__What needs to be done__.
Look below. Copy each line that has "React" in it.

— Start Collected material —

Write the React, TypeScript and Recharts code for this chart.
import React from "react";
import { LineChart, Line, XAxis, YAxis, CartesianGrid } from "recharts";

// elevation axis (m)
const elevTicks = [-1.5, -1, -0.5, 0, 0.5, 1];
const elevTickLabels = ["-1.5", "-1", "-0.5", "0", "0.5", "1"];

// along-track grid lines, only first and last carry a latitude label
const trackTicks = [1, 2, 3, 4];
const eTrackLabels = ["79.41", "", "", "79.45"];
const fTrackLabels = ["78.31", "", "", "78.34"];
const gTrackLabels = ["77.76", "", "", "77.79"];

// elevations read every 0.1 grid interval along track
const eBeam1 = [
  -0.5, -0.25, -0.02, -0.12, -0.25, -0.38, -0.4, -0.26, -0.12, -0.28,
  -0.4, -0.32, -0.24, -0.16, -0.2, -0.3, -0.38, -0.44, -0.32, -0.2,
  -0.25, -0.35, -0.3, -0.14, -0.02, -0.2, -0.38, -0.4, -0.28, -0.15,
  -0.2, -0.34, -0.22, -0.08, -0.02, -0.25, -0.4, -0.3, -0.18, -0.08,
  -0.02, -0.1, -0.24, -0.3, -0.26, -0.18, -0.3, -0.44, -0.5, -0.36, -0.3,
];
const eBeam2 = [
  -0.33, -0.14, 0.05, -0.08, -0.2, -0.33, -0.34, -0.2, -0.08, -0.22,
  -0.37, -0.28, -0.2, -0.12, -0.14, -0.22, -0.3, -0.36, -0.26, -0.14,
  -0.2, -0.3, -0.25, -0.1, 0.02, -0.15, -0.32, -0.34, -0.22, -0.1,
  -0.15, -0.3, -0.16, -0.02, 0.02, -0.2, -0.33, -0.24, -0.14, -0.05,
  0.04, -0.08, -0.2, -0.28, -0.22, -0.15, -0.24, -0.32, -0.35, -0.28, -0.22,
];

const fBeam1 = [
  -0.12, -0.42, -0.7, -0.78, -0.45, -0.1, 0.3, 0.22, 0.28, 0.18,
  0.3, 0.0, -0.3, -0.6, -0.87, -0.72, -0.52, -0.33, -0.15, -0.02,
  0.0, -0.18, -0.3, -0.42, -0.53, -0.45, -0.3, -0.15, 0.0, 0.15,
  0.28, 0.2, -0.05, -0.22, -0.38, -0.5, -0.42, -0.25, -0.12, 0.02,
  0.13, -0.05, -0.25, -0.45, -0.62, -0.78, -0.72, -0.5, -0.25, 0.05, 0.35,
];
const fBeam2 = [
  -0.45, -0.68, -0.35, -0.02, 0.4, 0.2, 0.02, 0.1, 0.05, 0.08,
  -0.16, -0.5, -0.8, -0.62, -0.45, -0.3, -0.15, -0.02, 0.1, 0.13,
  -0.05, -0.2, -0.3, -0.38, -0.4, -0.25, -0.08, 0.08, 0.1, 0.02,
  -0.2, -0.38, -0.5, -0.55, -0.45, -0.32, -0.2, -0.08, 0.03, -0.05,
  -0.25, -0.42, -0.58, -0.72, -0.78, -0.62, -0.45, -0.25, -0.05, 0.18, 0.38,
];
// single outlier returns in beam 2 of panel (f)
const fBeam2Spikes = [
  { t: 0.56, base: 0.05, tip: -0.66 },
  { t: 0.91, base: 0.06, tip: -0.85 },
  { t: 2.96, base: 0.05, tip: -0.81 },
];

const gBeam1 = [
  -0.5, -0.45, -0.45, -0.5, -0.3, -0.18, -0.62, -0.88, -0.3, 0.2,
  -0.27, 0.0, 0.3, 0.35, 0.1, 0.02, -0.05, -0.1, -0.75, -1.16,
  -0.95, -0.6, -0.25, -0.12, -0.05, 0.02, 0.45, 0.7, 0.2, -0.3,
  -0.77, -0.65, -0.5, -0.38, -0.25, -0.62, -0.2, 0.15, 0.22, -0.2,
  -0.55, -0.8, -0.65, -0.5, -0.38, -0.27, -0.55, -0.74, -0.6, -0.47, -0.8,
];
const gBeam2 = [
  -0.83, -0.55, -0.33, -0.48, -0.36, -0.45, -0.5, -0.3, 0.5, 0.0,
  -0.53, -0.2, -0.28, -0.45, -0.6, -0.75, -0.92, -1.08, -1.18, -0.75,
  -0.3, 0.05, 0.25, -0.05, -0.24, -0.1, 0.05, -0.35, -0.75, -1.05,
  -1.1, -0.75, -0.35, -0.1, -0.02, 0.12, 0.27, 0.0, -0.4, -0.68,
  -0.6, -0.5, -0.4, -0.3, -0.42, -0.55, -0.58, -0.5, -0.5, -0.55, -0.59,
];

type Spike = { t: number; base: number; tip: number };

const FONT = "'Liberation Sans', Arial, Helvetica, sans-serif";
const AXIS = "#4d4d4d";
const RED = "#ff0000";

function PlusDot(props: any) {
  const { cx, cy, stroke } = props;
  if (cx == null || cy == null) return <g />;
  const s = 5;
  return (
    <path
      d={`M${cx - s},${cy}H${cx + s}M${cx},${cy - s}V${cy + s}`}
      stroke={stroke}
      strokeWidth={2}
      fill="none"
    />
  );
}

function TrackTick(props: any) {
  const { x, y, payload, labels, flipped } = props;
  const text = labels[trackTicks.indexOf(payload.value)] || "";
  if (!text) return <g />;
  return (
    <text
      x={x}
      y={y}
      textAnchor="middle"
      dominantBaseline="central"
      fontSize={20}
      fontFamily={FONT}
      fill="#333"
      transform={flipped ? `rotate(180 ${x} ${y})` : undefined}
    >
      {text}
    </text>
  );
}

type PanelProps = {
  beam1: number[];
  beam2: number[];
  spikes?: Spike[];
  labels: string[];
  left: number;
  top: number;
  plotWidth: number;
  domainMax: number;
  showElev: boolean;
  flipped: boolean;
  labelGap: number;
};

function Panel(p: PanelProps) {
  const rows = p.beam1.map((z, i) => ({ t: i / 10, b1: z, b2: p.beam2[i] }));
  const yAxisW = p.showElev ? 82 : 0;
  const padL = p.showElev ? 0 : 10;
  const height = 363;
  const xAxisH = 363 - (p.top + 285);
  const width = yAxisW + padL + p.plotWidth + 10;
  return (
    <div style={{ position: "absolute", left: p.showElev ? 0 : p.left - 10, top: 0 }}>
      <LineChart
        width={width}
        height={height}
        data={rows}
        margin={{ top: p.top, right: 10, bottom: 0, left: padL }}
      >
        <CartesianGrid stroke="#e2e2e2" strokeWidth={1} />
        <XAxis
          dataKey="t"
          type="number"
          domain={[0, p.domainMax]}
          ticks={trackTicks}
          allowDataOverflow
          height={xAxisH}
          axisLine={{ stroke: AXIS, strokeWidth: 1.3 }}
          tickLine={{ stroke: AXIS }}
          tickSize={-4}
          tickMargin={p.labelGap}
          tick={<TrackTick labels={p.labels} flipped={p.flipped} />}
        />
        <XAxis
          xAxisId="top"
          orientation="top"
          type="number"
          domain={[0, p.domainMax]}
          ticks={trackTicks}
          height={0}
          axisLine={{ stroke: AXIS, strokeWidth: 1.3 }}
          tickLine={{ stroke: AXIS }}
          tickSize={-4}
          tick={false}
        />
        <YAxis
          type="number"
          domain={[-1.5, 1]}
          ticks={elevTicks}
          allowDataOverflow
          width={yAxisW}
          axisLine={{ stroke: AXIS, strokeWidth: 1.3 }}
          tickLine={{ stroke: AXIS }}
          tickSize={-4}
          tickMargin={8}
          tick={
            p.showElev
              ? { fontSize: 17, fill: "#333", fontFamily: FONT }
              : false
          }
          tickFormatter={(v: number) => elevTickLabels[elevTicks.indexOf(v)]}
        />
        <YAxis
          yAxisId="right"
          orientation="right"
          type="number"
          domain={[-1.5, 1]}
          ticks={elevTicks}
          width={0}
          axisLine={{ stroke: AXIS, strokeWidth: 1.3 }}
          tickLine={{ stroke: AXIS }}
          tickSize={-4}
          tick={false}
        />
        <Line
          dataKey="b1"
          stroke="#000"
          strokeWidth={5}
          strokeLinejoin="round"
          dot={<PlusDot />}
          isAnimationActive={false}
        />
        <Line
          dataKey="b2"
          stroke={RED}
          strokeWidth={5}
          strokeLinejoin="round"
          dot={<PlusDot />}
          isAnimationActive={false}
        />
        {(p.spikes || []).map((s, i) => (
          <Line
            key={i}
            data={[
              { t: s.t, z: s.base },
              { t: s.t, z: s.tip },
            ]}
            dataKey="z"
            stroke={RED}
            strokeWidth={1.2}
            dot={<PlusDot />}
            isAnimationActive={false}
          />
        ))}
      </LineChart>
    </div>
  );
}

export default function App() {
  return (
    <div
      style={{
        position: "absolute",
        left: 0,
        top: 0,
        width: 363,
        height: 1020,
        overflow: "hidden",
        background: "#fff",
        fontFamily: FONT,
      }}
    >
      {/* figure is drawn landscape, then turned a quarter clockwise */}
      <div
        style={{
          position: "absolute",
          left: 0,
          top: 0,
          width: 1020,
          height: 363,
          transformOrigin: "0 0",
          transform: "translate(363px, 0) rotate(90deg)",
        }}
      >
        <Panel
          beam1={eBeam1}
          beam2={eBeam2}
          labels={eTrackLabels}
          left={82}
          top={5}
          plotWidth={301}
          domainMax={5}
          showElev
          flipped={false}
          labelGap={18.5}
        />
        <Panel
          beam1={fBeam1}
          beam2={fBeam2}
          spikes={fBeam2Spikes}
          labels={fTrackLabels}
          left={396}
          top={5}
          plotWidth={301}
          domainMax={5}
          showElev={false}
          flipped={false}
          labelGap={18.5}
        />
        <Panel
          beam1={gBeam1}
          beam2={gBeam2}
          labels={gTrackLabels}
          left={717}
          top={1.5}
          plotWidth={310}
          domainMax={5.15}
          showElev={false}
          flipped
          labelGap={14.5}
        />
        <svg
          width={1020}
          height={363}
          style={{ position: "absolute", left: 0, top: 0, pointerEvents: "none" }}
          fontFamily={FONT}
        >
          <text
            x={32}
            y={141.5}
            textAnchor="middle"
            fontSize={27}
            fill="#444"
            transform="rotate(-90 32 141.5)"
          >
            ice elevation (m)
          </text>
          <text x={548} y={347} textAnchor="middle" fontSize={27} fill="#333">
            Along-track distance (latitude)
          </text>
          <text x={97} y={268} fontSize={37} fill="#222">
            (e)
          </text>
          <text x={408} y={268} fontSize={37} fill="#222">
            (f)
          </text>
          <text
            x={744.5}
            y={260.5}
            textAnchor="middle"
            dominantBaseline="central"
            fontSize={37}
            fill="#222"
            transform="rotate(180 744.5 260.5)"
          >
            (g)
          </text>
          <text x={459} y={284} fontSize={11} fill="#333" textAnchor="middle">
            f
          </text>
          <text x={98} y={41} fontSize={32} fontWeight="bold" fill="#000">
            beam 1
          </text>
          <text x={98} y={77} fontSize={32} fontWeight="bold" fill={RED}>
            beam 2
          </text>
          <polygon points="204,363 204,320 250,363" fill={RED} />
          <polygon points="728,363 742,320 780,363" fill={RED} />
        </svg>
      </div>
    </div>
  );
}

— End Collected material —

__The answer__.
Write the React, TypeScript and Recharts code for this chart.
import React from "react";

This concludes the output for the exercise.